WASHINGTON − A federal appeals court ruled Rep. Scott Perry’s communications with other lawmakers are off-limits to Justice Department special counsel Jack Smith, but that a federal judge must review whether to grant prosecutors access to hundreds of records dealing with people outside the House of Representatives.
Smith subpoenaed Perry’s phone records in August 2022 as part of his investigation into Donald Trump. A grand jury indicted the former president on conspiracy charges he tried to overturn the 2020 election and Trump has pleaded not guilty.
The records could reveal more information about what Perry, R-Pa., and others did while pursuing claims of election fraud after the 2020 election.
Perry had met with Trump and questioned election results in the months after the 2020 election. Perry fought the subpoena by arguing the Constitution’s speech-and-debate clause protected his legislative communications from an executive branch prosecutor.
U.S. District Judge Beryl Howell ruled that 2,055 records could be released to Smith, while 161 records were properly withheld. Perry appealed, seeking broad protection for all of his phone's records.
The case has been largely fought behind closed doors.
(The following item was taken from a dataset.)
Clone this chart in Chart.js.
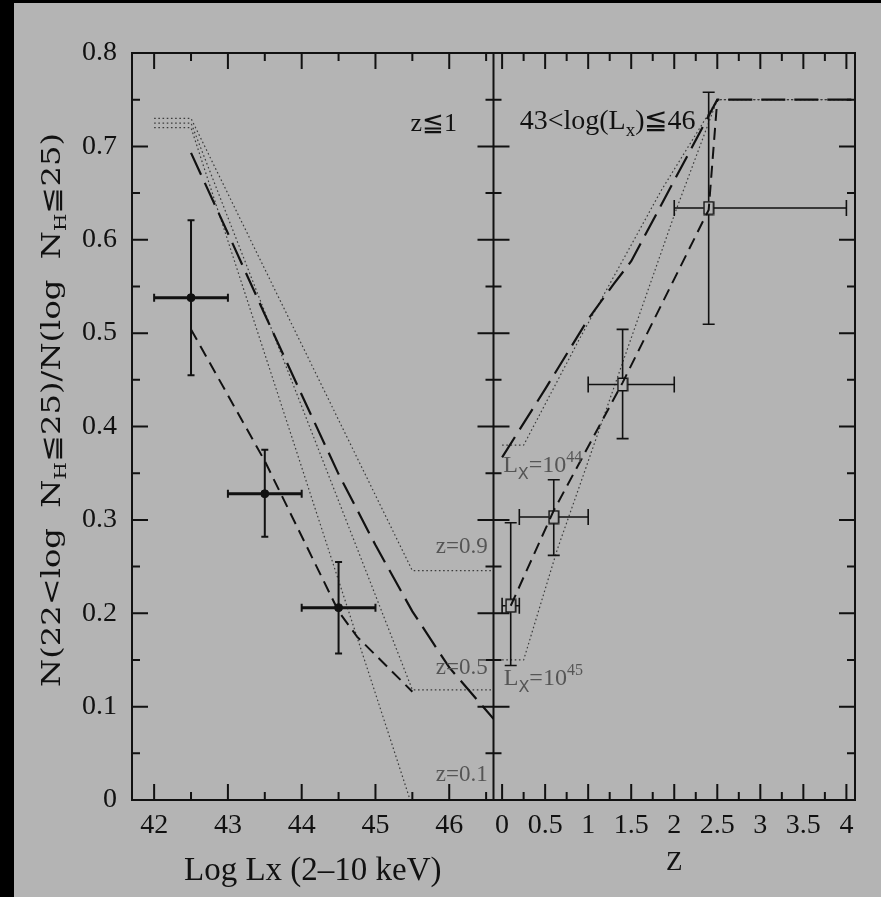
<!DOCTYPE html>
<html><head><meta charset="utf-8">
<script src="https://cdn.jsdelivr.net/npm/chart.js@4/dist/chart.umd.min.js"></script>
<style>
html,body{margin:0;padding:0;background:#000;}
#wrap{position:absolute;left:0;top:0;width:881px;height:897px;background:#000;overflow:hidden;}
#c{position:absolute;left:14px;top:3px;background:#b4b4b4;}
</style></head><body>
<div id="wrap"><canvas id="c" width="867" height="894"></canvas></div>
<script>
// ---------- tick values / labels ----------
const yTicks = [0, 0.1, 0.2, 0.3, 0.4, 0.5, 0.6, 0.7, 0.8];
const yTickLabels = ['0', '0.1', '0.2', '0.3', '0.4', '0.5', '0.6', '0.7', '0.8'];
const lxTicks = [42, 43, 44, 45, 46];
const lxTickLabels = ['42', '43', '44', '45', '46'];
const zTicks = [0, 0.5, 1, 1.5, 2, 2.5, 3, 3.5, 4];
const zTickLabels = ['0', '0.5', '1', '1.5', '2', '2.5', '3', '3.5', '4'];

// ---------- left panel (z <= 1): observed fractions vs log Lx ----------
const lxObs = [42.5, 43.5, 44.5];
const fracLxObs = [0.538, 0.328, 0.206];
const lxObsLo = [42.0, 43.0, 44.0];
const lxObsHi = [43.0, 44.0, 45.0];
const fracLxLo = [0.455, 0.282, 0.157];
const fracLxHi = [0.621, 0.375, 0.255];

// model curves, left panel
const leftZ01X = [42, 42.5, 45.47];
const leftZ01Y = [0.72, 0.72, 0.0];
const leftZ05X = [42, 42.5, 45.5, 46.6];
const leftZ05Y = [0.725, 0.725, 0.118, 0.118];
const leftZ09X = [42, 42.5, 45.5, 46.6];
const leftZ09Y = [0.73, 0.73, 0.2456, 0.2456];
const leftLongX = [42.5, 43, 43.5, 44, 44.5, 45, 45.5, 46, 46.6];
const leftLongY = [0.693, 0.607, 0.52, 0.434, 0.349, 0.273, 0.202, 0.142, 0.087];
const leftShortX = [42.5, 43.5, 44.5, 44.75, 45.5];
const leftShortY = [0.504, 0.363, 0.202, 0.175, 0.116];

// ---------- right panel (43 < log Lx <= 46): observed fractions vs z ----------
const zObs = [0.1, 0.6, 1.4, 2.4];
const fracZObs = [0.208, 0.303, 0.445, 0.634];
const zObsLo = [0.0, 0.2, 1.0, 2.0];
const zObsHi = [0.2, 1.0, 2.0, 4.0];
const fracZLo = [0.144, 0.262, 0.387, 0.5095];
const fracZHi = [0.297, 0.343, 0.504, 0.758];

// model curves, right panel
const rightL44X = [0, 0.25, 0.9, 1.85, 2.5, 4.1];
const rightL44Y = [0.38, 0.38, 0.494, 0.653, 0.75, 0.75];
const rightL45X = [0, 0.25, 0.64, 0.91, 1.41, 2.01, 2.5, 4.1];
const rightL45Y = [0.15, 0.15, 0.268, 0.339, 0.471, 0.629, 0.75, 0.75];
const rightLongX = [0, 0.5, 1.0, 1.3, 1.5, 2.5, 4.1];
const rightLongY = [0.367, 0.44, 0.515, 0.553, 0.577, 0.75, 0.75];
const rightShortX = [0.1, 0.6, 1.4, 2.4, 2.5];
const rightShortY = [0.208, 0.31, 0.447, 0.632, 0.75];

// ---------- helpers ----------
const zip = (xs, ys) => xs.map((x, i) => ({x: x, y: ys[i]}));
const INK = '#111111';
const DOT = '#3c3c3c';
const GRAYTXT = '#555555';
const SERIF = '"Liberation Serif", "DejaVu Serif", serif';

function lineDs(xs, ys, axis, dash, width, color) {
  return {type: 'scatter', showLine: true, data: zip(xs, ys), xAxisID: axis, yAxisID: 'y',
    borderColor: color, borderWidth: width, borderDash: dash, pointRadius: 0,
    pointHoverRadius: 0, fill: false, tension: 0};
}

// open square marker (slightly tall, as in the reference)
const sq = document.createElement('canvas');
sq.width = 12; sq.height = 15;
(function(){ const g = sq.getContext('2d'); g.strokeStyle = INK; g.lineWidth = 1.5;
  g.strokeRect(1.25, 1.25, 9.5, 12.5); })();

const datasets = [
  {type: 'scatter', data: zip(lxObs, fracLxObs), xAxisID: 'x1', yAxisID: 'y',
   pointStyle: 'circle', pointRadius: 4, backgroundColor: INK, borderColor: INK, borderWidth: 1,
   err: {xlo: lxObsLo, xhi: lxObsHi, ylo: fracLxLo, yhi: fracLxHi, hw: 3, vw: 2, xcap: 4, ycap: 3.5, gx: 0, gy: 0}},
  {type: 'scatter', data: zip(zObs, fracZObs), xAxisID: 'x2', yAxisID: 'y',
   pointStyle: sq, pointRadius: 6,
   err: {xlo: zObsLo, xhi: zObsHi, ylo: fracZLo, yhi: fracZHi, hw: 1.6, vw: 1.6, xcap: 8, ycap: 6, gx: 5, gy: 6.5}},
  lineDs(leftLongX, leftLongY, 'x1', [24, 9], 2.2, INK),
  lineDs(leftShortX, leftShortY, 'x1', [12, 7], 2, INK),
  lineDs(leftZ01X, leftZ01Y, 'x1', [1.6, 2.6], 1.2, DOT),
  lineDs(leftZ05X, leftZ05Y, 'x1', [1.6, 2.6], 1.2, DOT),
  lineDs(leftZ09X, leftZ09Y, 'x1', [1.6, 2.6], 1.2, DOT),
  lineDs(rightLongX, rightLongY, 'x2', [24, 9], 2.2, INK),
  lineDs(rightShortX, rightShortY, 'x2', [12, 7], 2, INK),
  lineDs(rightL44X, rightL44Y, 'x2', [1.6, 2.6], 1.2, DOT),
  lineDs(rightL45X, rightL45Y, 'x2', [1.6, 2.6], 1.2, DOT)
];

// ---------- plugins ----------
const errorBars = {
  id: 'errorBars',
  afterDatasetsDraw(chart) {
    const ctx = chart.ctx, ys = chart.scales.y;
    chart.data.datasets.forEach(ds => {
      if (!ds.err) return;
      const xs = chart.scales[ds.xAxisID], e = ds.err;
      ctx.save(); ctx.strokeStyle = INK; ctx.lineCap = 'butt';
      ds.data.forEach((p, k) => {
        const px = xs.getPixelForValue(p.x), py = ys.getPixelForValue(p.y);
        const x0 = xs.getPixelForValue(e.xlo[k]), x1 = xs.getPixelForValue(e.xhi[k]);
        const y0 = ys.getPixelForValue(e.ylo[k]), y1 = ys.getPixelForValue(e.yhi[k]);
        ctx.lineWidth = e.hw; ctx.beginPath();
        ctx.moveTo(x0, py); ctx.lineTo(px - e.gx, py);
        ctx.moveTo(px + e.gx, py); ctx.lineTo(x1, py);
        ctx.stroke();
        ctx.lineWidth = Math.min(e.hw, 2); ctx.beginPath();
        ctx.moveTo(x0, py - e.xcap); ctx.lineTo(x0, py + e.xcap);
        ctx.moveTo(x1, py - e.xcap); ctx.lineTo(x1, py + e.xcap);
        ctx.stroke();
        ctx.lineWidth = e.vw; ctx.beginPath();
        ctx.moveTo(px, y1); ctx.lineTo(px, py - e.gy);
        ctx.moveTo(px, py + e.gy); ctx.lineTo(px, y0);
        ctx.moveTo(px - e.ycap, y1); ctx.lineTo(px + e.ycap, y1);
        ctx.moveTo(px - e.ycap, y0); ctx.lineTo(px + e.ycap, y0);
        ctx.stroke();
      });
      ctx.restore();
    });
  }
};

const frameTicks = {
  id: 'frameTicks',
  afterDraw(chart) {
    const ctx = chart.ctx, top = chart.chartArea.top, bottom = chart.chartArea.bottom;
    const s1 = chart.scales.x1, s2 = chart.scales.x2, sy = chart.scales.y;
    const L = s1.left, M = s1.right, R = s2.right;
    const MAJ = 16, MIN = 8;
    ctx.save(); ctx.strokeStyle = INK; ctx.lineWidth = 2; ctx.lineCap = 'butt';
    ctx.beginPath();
    ctx.rect(L, top, R - L, bottom - top);
    ctx.moveTo(M, top); ctx.lineTo(M, bottom);
    const vt = (x, len) => { ctx.moveTo(x, bottom); ctx.lineTo(x, bottom - len); ctx.moveTo(x, top); ctx.lineTo(x, top + len); };
    const ht = (y, len) => {
      ctx.moveTo(L, y); ctx.lineTo(L + len, y);
      ctx.moveTo(M - len, y); ctx.lineTo(M + len, y);
      ctx.moveTo(R, y); ctx.lineTo(R - len, y);
    };
    lxTicks.forEach(v => { vt(s1.getPixelForValue(v), MAJ); const m = v + 0.5; if (m < s1.max) vt(s1.getPixelForValue(m), MIN); });
    zTicks.forEach(v => { vt(s2.getPixelForValue(v), MAJ); const m = v + 0.25; if (m < s2.max) vt(s2.getPixelForValue(m), MIN); });
    yTicks.forEach(v => { const y = sy.getPixelForValue(v); if (v > 0 && v < 0.8) ht(y, MAJ); const m = v + 0.05; if (m < 0.8) ht(sy.getPixelForValue(m), MIN); });
    ctx.stroke();
    ctx.restore();
  }
};

function drawRich(ctx, parts, x, y, size, family, color, align) {
  ctx.save(); ctx.fillStyle = color; ctx.textBaseline = 'alphabetic'; ctx.textAlign = 'left';
  const fontFor = p => (p.s ? Math.round(size * 0.68) : size) + 'px ' + (p.f || family);
  let total = 0;
  parts.forEach(p => { ctx.font = fontFor(p); total += ctx.measureText(p.t).width; });
  let cx = align === 'center' ? x - total / 2 : x;
  parts.forEach(p => {
    ctx.font = fontFor(p);
    const dy = p.s === 'sub' ? size * 0.28 : (p.s === 'sup' ? -size * 0.42 : 0);
    ctx.fillText(p.t, cx, y + dy);
    cx += ctx.measureText(p.t).width;
  });
  ctx.restore();
}

const annotations = {
  id: 'annotations',
  afterDraw(chart) {
    const ctx = chart.ctx, s1 = chart.scales.x1, s2 = chart.scales.x2, sy = chart.scales.y;
    const P1 = (x, y) => [s1.getPixelForValue(x), sy.getPixelForValue(y)];
    const P2 = (x, y) => [s2.getPixelForValue(x), sy.getPixelForValue(y)];
    let p;
    p = P1(45.79, 0.716); drawRich(ctx, [{t: 'z≦1'}], p[0], p[1], 26, SERIF, INK, 'center');
    p = P1(46.17, 0.265); drawRich(ctx, [{t: 'z=0.9'}], p[0], p[1], 23, SERIF, GRAYTXT, 'center');
    p = P1(46.17, 0.135); drawRich(ctx, [{t: 'z=0.5'}], p[0], p[1], 23, SERIF, GRAYTXT, 'center');
    p = P1(46.17, 0.020); drawRich(ctx, [{t: 'z=0.1'}], p[0], p[1], 23, SERIF, GRAYTXT, 'center');
    p = P2(0.204, 0.719);
    drawRich(ctx, [{t: '43<log(L'}, {t: 'x', s: 'sub'}, {t: ')≦46'}], p[0], p[1], 28, SERIF, INK, 'left');
    p = P2(0.012, 0.351);
    drawRich(ctx, [{t: 'L'}, {t: 'X', s: 'sub', f: '"DejaVu Sans", sans-serif'}, {t: '=10'}, {t: '44', s: 'sup'}], p[0], p[1], 24, SERIF, GRAYTXT, 'left');
    p = P2(0.019, 0.123);
    drawRich(ctx, [{t: 'L'}, {t: 'X', s: 'sub', f: '"DejaVu Sans", sans-serif'}, {t: '=10'}, {t: '45', s: 'sup'}], p[0], p[1], 24, SERIF, GRAYTXT, 'left');

    // rotated y-axis title with subscripts, stretched to the reference length
    const parts = [{t: 'N(22<log  N'}, {t: 'H', s: 'sub'}, {t: '≦25)/N(log  N'}, {t: 'H', s: 'sub'}, {t: '≦25)'}];
    const size = 26, fam = '"DejaVu Serif", serif';
    ctx.save();
    let total = 0;
    parts.forEach(q => { ctx.font = (q.s ? Math.round(size * 0.62) : size) + 'px ' + fam; total += ctx.measureText(q.t).width; });
    const target = 554;
    ctx.translate(46, 407); ctx.rotate(-Math.PI / 2); ctx.scale(target / total, 1);
    ctx.fillStyle = INK; ctx.textBaseline = 'alphabetic';
    let cx = -total / 2;
    parts.forEach(q => {
      ctx.font = (q.s ? Math.round(size * 0.62) : size) + 'px ' + fam;
      ctx.fillText(q.t, cx, q.s ? size * 0.22 : 0);
      cx += ctx.measureText(q.t).width;
    });
    ctx.restore();
  }
};

// ---------- chart ----------
const tickFont = {family: SERIF, size: 28};
new Chart(document.getElementById('c'), {
  type: 'scatter',
  data: {datasets: datasets},
  options: {
    responsive: false, animation: false, devicePixelRatio: 1,
    layout: {padding: {left: 0, top: 50, right: 26, bottom: 0}},
    plugins: {legend: {display: false}, tooltip: {enabled: false}},
    scales: {
      x1: {type: 'linear', position: 'bottom', stack: 'xs', stackWeight: 1, min: 41.7, max: 46.6,
        afterBuildTicks: s => { s.ticks = lxTicks.map(v => ({value: v})); },
        afterFit: s => { s.height = 97; },
        ticks: {callback: v => { const i = lxTicks.indexOf(v); return i >= 0 ? lxTickLabels[i] : ''; },
          font: tickFont, color: INK, padding: 9, maxRotation: 0, autoSkip: false},
        grid: {display: false, drawTicks: false}, border: {display: false},
        title: {display: true, text: 'Log Lx (2–10 keV)', color: INK, font: {family: SERIF, size: 33}, padding: {top: 0, bottom: 6}}},
      x2: {type: 'linear', position: 'bottom', stack: 'xs', stackWeight: 1, min: -0.1, max: 4.1,
        afterBuildTicks: s => { s.ticks = zTicks.map(v => ({value: v})); },
        afterFit: s => { s.height = 97; },
        ticks: {callback: v => { const i = zTicks.indexOf(v); return i >= 0 ? zTickLabels[i] : ''; },
          font: tickFont, color: INK, padding: 9, maxRotation: 0, autoSkip: false},
        grid: {display: false, drawTicks: false}, border: {display: false},
        title: {display: true, text: 'Z', color: INK, font: {family: SERIF, size: 27}, padding: {top: 0, bottom: 18}}},
      y: {type: 'linear', position: 'left', min: 0, max: 0.8,
        afterBuildTicks: s => { s.ticks = yTicks.map(v => ({value: v})); },
        afterFit: s => { s.width = 118; },
        ticks: {callback: v => { const i = yTicks.indexOf(v); return i >= 0 ? yTickLabels[i] : ''; },
          font: tickFont, color: INK, padding: 15},
        grid: {display: false, drawTicks: false}, border: {display: false}}
    }
  },
  plugins: [errorBars, frameTicks, annotations]
});
</script>
</body></html>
But a decision unsealed Wednesday by a three-judge panel of the D.C. Circuit Court of Appeals ruled that Perry sought too broad a protection, but deserved to keep his legislative messages confidential.
Circuit Judge Neomi Rao wrote the decision for Circuit Judges Gregory Katsas and Karen Henderson, ruling that Howell must review Perry's communications with executive branch officials and others outside Congress before releasing them to Smith.
“When evaluating whether something is a ‘legislative act,” Rao wrote, “the Court will often consider whether protection of the privilege is 'necessary to preserve the integrity of the legislative process.'”
Rao and Katsas were appointed by Trump and Henderson was appointed by George H.W. Bush.
Katsas, who wrote a concurring opinion, said 2,219 records were stored on the phone, including 1,508 with individuals outside the House of Representatives. The latter are the records Howell must review.
Perry has argued the latter messages deal with “informal factfinding” about the 2020 election and modifying election procedures, Katsas wrote. These are the records Howell will have to review, to determine whether they were “necessary to preserve the integrity of the legislative process.”
“The privilege claims asserted by Representative Perry are substantially overbroad,” Katsas wrote. “Many of the disputed records involve communications through which he sought to influence the conduct of officials outside the Congress—Executive Branch officials, state legislative officials, and campaign officials.”
The House committee that investigated the Capitol attack on Jan. 6, 2021, found Perry tried to help Trump overturn the election results. But Perry has not been charged with Trump.
Perry introduced Jeffrey Clark, who was then an assistant attorney general, to Trump after the 2020 election. Clark has been indicted with Trump on charges he drafted a letter to state legislative leaders in a half-dozen states for the attorney general to sign urging them to reject electors for President Joe Biden because of debunked concerns about election fraud. Clark has pleaded not guilty.
Perry texted Mark Meadows, then White House chief of staff, repeatedly Dec. 26 to 28, 2020, pressing for Clark to be elevated within the department. Trump considered appointing Clark as attorney general in early January 2021 but didn’t follow through after top lawyers in the Justice Department and White House counsel’s office threatened to resign.
On Dec. 27, Perry called Acting Deputy Attorney General Richard Donoghue, to criticize the FBI and to say Clark “would do something about this,” according to Donoghue.